In front of a packed hall in Anaheim, California, Biden singled out the attempts of the fossil fuel industry to “stifle” growth in the US solar market even as consumers increasingly embrace it as a low-cost energy option.
Biden highlighted how since the Obama administration took office, solar deployment in the US had grown 20-fold and continued to increase “exponentially”.
But he said solar’s progress had increasingly made it a target for those with interests in checking that growth.
“Some of the most deep-pocketed special interests that have lobbied for years for fossil fuels are now saying let’s stop it, lets’ take away consumer choice, let’s stifle the market.
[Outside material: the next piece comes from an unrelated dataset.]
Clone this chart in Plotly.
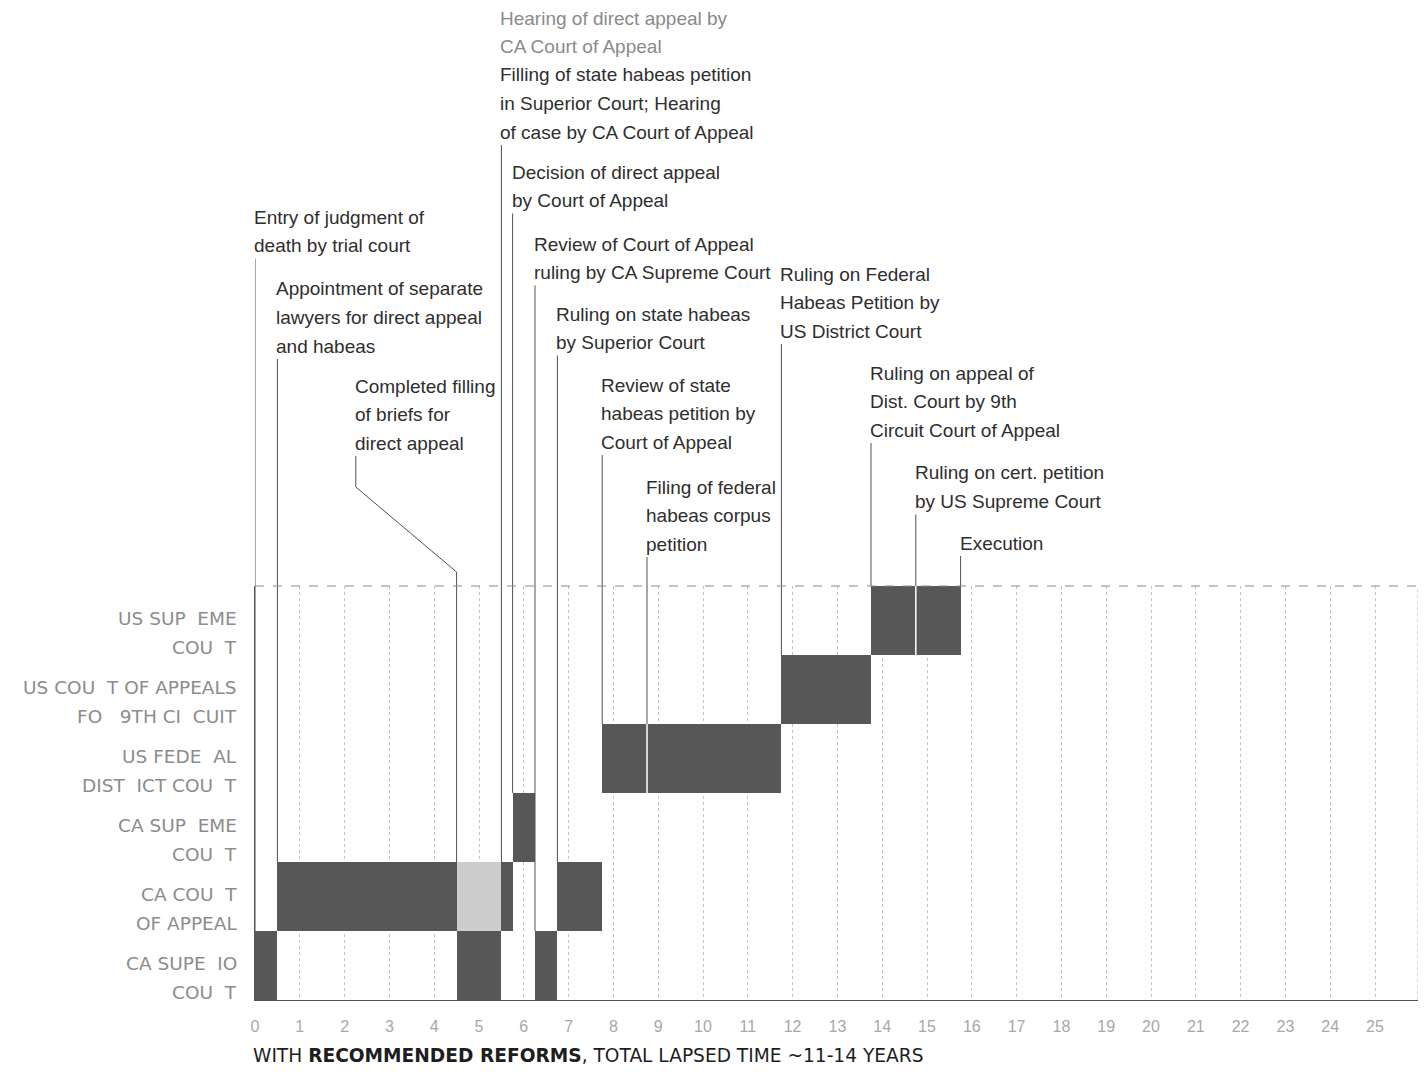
#!/usr/bin/env python3
"""Timeline of a capital case through the courts, with recommended reforms."""
from __future__ import annotations

import plotly.graph_objects as go

# Court rows, bottom to top (labels as printed, two lines each)
COURT_LABELS = [
    ["CA SUPE  IO", "COU  T"],
    ["CA COU  T", "OF APPEAL"],
    ["CA SUP  EME", "COU  T"],
    ["US FEDE  AL", "DIST  ICT COU  T"],
    ["US COU  T OF APPEALS", "FO   9TH CI  CUIT"],
    ["US SUP  EME", "COU  T"],
]

# Bar segments (years)
SEG_ROW = [0, 0, 0, 1, 1, 1, 1, 2, 3, 4, 5]
SEG_START = [0, 4.5, 6.25, 0.5, 4.5, 5.5, 6.75, 5.75, 7.75, 11.75, 13.75]
SEG_END = [0.5, 5.5, 6.75, 4.5, 5.5, 5.75, 7.75, 6.25, 11.75, 13.75, 15.75]
SEG_SHADE = ["dark", "dark", "dark", "dark", "light", "dark", "dark", "dark", "dark", "dark", "dark"]

# Milestones: year and the row whose bar the leader line lands on
EVENT_X = [0, 0.5, 4.5, 5.5, 5.75, 6.25, 6.75, 7.75, 8.75, 11.75, 13.75, 14.75, 15.75]
EVENT_ROW = [0, 1, 1, 1, 2, 0, 1, 3, 3, 4, 5, 5, 5]
EVENT_TEXT = [
    ["Entry of judgment of", "death by trial court"],
    ["Appointment of separate", "lawyers for direct appeal", "and habeas"],
    ["Completed filling", "of briefs for", "direct appeal"],
    ["Filling of state habeas petition", "in Superior Court; Hearing", "of case by CA Court of Appeal"],
    ["Decision of direct appeal", "by Court of Appeal"],
    ["Review of Court of Appeal", "ruling by CA Supreme Court"],
    ["Ruling on state habeas", "by Superior Court"],
    ["Review of state", "habeas petition by", "Court of Appeal"],
    ["Filing of federal", "habeas corpus", "petition"],
    ["Ruling on Federal", "Habeas Petition by", "US District Court"],
    ["Ruling on appeal of", "Dist. Court by 9th", "Circuit Court of Appeal"],
    ["Ruling on cert. petition", "by US Supreme Court"],
    ["Execution"],
]
STRUCK_TEXT = ["Hearing of direct appeal by", "CA Court of Appeal"]
X_TICKS = list(range(0, 26))

# Layout, in page pixels (the page body adds an 8px margin round the figure)
PAGE_PAD = 8
WIN_W, WIN_H = 1426, 1076
PLOT_LEFT, PLOT_RIGHT = 255, 1418
PLOT_TOP, PLOT_BOTTOM = 586, 1000
PX_PER_YEAR = 44.8
LABEL_TOP_PX = [217, 289, 386, 75, 172, 244, 314, 385, 487, 274, 373, 473, 543]
STRUCK_TOP_PX = 18
LINE_STEP = 28.5
ELBOW_X = 2.25  # where the "Completed filling" label sits
TITLE_PX = 1055

FONT = "Liberation Sans, Arial, sans-serif"
CAPS_FONT = "DejaVu Sans, Verdana, sans-serif"
TEXT_COLOR = "#2e2e2e"
LEADER_COLOR = "#505050"
SHADES = {"dark": "#575757", "light": "#cdcdcd"}


def py(y_px: float) -> float:
    """Page pixel row -> paper y coordinate."""
    return (PLOT_BOTTOM - y_px) / (PLOT_BOTTOM - PLOT_TOP)


def build_figure() -> go.Figure:
    fig = go.Figure()
    fig.add_trace(
        go.Bar(
            orientation="h",
            y=SEG_ROW,
            base=SEG_START,
            x=[e - s for s, e in zip(SEG_START, SEG_END)],
            width=1,
            marker={"color": [SHADES[s] for s in SEG_SHADE], "line": {"width": 0}},
            hoverinfo="skip",
            showlegend=False,
        )
    )

    shapes = []
    annotations = []
    top_row = len(COURT_LABELS) - 0.5
    text_font = {"family": FONT, "size": 19, "color": TEXT_COLOR}

    for i, (ex, row, lines) in enumerate(zip(EVENT_X, EVENT_ROW, EVENT_TEXT)):
        first = LABEL_TOP_PX[i]
        label_x = ELBOW_X if ex == 4.5 else ex
        for k, line in enumerate(lines):
            annotations.append(dict(
                x=label_x, xref="x", y=py(first + k * LINE_STEP), yref="paper",
                text=line, showarrow=False, xanchor="left", yanchor="middle",
                xshift=-3, font=text_font,
            ))
        start_px = first + (len(lines) - 1) * LINE_STEP + 13
        line_style = {"color": LEADER_COLOR, "width": 1}
        if ex == 4.5:
            path = (f"M {ELBOW_X},{py(start_px)} L {ELBOW_X},{py(487)} "
                    f"L {ex},{py(572)} L {ex},1")
            shapes.append(dict(type="path", xref="x", yref="paper", path=path, line=line_style))
        else:
            shapes.append(dict(type="line", xref="x", yref="paper", x0=ex, x1=ex,
                               y0=py(start_px), y1=1, line=line_style))
        # leader down to the top of the bar
        shapes.append(dict(type="line", xref="x", yref="y", x0=ex, x1=ex,
                           y0=top_row, y1=row + 0.5, line=line_style))
        # white cut where the milestone falls inside a bar
        for r, s, e in zip(SEG_ROW, SEG_START, SEG_END):
            if r == row and s < ex < e:
                shapes.append(dict(type="line", xref="x", yref="y", x0=ex, x1=ex,
                                   y0=row + 0.5, y1=row - 0.5, layer="above",
                                   line={"color": "white", "width": 1.5}))

    for k, line in enumerate(STRUCK_TEXT):
        annotations.append(dict(
            x=5.5, xref="x", y=py(STRUCK_TOP_PX + k * LINE_STEP), yref="paper",
            text=line, showarrow=False, xanchor="left", yanchor="middle",
            xshift=-3, font={"family": FONT, "size": 19, "color": "#8a8a8a"},
        ))

    for r, (l1, l2) in enumerate(COURT_LABELS):
        for txt, shift in ((l1, 2), (l2, -26.5)):
            annotations.append(dict(
                x=0, xref="paper", y=r, yref="y", yshift=shift, text=txt,
                showarrow=False, xanchor="right", yanchor="middle", xshift=-16,
                font={"family": CAPS_FONT, "size": 18.5, "color": "#8c8c8c"},
            ))

    annotations.append(dict(
        x=0, xref="paper", y=py(TITLE_PX), yref="paper", xanchor="left", yanchor="middle",
        xshift=-3, showarrow=False, borderpad=0,
        text="WITH <b>RECOMMENDED REFORMS</b>, TOTAL LAPSED TIME ~11-14 YEARS",
        font={"family": CAPS_FONT, "size": 18.6, "color": "#1e1e1e"},
    ))

    # frame: dashed top edge and dotted right edge
    shapes.append(dict(type="line", xref="paper", yref="paper", x0=0, x1=1, y0=1, y1=1,
                       line={"color": "#8a8a8a", "width": 1, "dash": "dash"}))
    shapes.append(dict(type="line", xref="paper", yref="paper", x0=1, x1=1, y0=0, y1=1,
                       line={"color": "#b5b5b5", "width": 1, "dash": "dot"}))

    fig_w = WIN_W - 2 * PAGE_PAD
    fig_h = WIN_H - 2 * PAGE_PAD
    fig.update_layout(
        width=fig_w,
        height=fig_h,
        margin={
            "l": PLOT_LEFT - PAGE_PAD,
            "r": fig_w - (PLOT_RIGHT - PAGE_PAD),
            "t": PLOT_TOP - PAGE_PAD,
            "b": fig_h - (PLOT_BOTTOM - PAGE_PAD),
            "pad": 0,
        },
        plot_bgcolor="white",
        paper_bgcolor="white",
        shapes=shapes,
        annotations=annotations,
        bargap=0,
        showlegend=False,
        font={"family": FONT},
    )
    fig.update_xaxes(
        range=[0, (PLOT_RIGHT - PLOT_LEFT) / PX_PER_YEAR],
        tickvals=X_TICKS,
        ticks="",
        ticklabelstandoff=12,
        tickfont={"family": FONT, "size": 16, "color": "#a8a8a8"},
        showgrid=True,
        gridcolor="#c4c4c4",
        griddash="dot",
        gridwidth=1,
        zeroline=False,
        showline=True,
        linecolor="#555555",
        linewidth=1,
        fixedrange=True,
    )
    fig.update_yaxes(
        range=[-0.5, len(COURT_LABELS) - 0.5],
        showticklabels=False,
        showgrid=False,
        zeroline=False,
        showline=True,
        linecolor="#555555",
        linewidth=1,
        fixedrange=True,
    )
    return fig


def main() -> None:
    fig = build_figure()
    fig.write_html("out.html")


if __name__ == "__main__":
    main()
Isn’t it amazing?” he said.
Biden singled out utilities and fossil fuel stalwarts the Koch brothers for their role in seeking to create barriers to further growth in solar.
“They’ve successfully argued for limits on the amount of net metered systems, like what they’ve successfully done in Wisconsin,” he said. “It’s a special interest pushing back on a fundamental change at every level.”
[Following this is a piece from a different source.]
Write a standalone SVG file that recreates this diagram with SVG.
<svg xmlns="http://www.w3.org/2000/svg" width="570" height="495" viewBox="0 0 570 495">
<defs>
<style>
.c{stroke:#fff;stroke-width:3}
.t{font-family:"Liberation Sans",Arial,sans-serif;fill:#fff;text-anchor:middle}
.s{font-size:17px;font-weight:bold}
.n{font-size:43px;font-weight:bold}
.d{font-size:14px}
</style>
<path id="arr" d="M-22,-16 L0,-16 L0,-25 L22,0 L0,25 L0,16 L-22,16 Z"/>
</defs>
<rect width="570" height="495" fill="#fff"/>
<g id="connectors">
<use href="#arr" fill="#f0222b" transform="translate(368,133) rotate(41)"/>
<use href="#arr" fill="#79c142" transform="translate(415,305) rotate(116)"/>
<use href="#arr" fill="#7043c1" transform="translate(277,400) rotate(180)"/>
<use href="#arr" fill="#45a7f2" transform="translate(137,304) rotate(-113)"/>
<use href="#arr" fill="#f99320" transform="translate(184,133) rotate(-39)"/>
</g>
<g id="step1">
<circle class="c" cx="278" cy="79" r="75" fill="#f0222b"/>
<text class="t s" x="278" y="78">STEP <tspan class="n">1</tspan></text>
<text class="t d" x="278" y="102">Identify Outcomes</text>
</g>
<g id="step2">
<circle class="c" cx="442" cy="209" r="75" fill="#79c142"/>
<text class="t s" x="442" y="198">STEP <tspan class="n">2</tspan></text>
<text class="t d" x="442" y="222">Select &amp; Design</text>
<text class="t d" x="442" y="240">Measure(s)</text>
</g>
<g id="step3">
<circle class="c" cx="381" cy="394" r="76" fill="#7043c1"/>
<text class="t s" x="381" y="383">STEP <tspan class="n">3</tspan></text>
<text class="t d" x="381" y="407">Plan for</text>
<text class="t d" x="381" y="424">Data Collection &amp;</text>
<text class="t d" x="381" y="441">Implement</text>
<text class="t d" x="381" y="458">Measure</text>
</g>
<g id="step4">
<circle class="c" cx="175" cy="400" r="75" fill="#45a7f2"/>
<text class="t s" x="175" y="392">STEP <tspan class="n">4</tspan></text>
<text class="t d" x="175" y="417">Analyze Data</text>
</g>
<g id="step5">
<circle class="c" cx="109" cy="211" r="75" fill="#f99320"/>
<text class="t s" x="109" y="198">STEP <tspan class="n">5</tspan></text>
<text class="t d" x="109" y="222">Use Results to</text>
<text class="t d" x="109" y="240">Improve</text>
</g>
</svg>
Biden highlighted the anachronism of fossil fuels continuing to receive subsidies, arguing that ongoing support for a well-established industry no longer made sense.
“For I don’t know how many years now, we’ve provided over US$5 billion dollars in tax credits for the oil industry. Now at one point arguably that made a lot of sense. For every ten wells you dug, you came up dry on six, seven, so we had to encourage people to go out and sink those wells. Anyone have any problem getting oil out of the ground today? Are we short on that now? Folks, they don’t need that tax credit. They don’t have to take the risk they used to,” Biden said.
Biden confirmed an announcement press-released earlier in the day by the White House of US$120 million of funding for solar. This will be broken down into a US$102 million competitive grant pot from the Department of Energy for projects aimed at making PV more affordable. A further US$20 million will be available for projects to advance research in PV.
He said of the efforts to mainstream solar as an energy source: “It’s actually at our fingertips; it’s within our reach, you can almost taste it. You can feel it. But we also know there are some real challenges. We know the private sector can only thrive where they have certainty in the investor environment, where there is free and fair competition, where intellectual property is protected, where trade rules are followed.”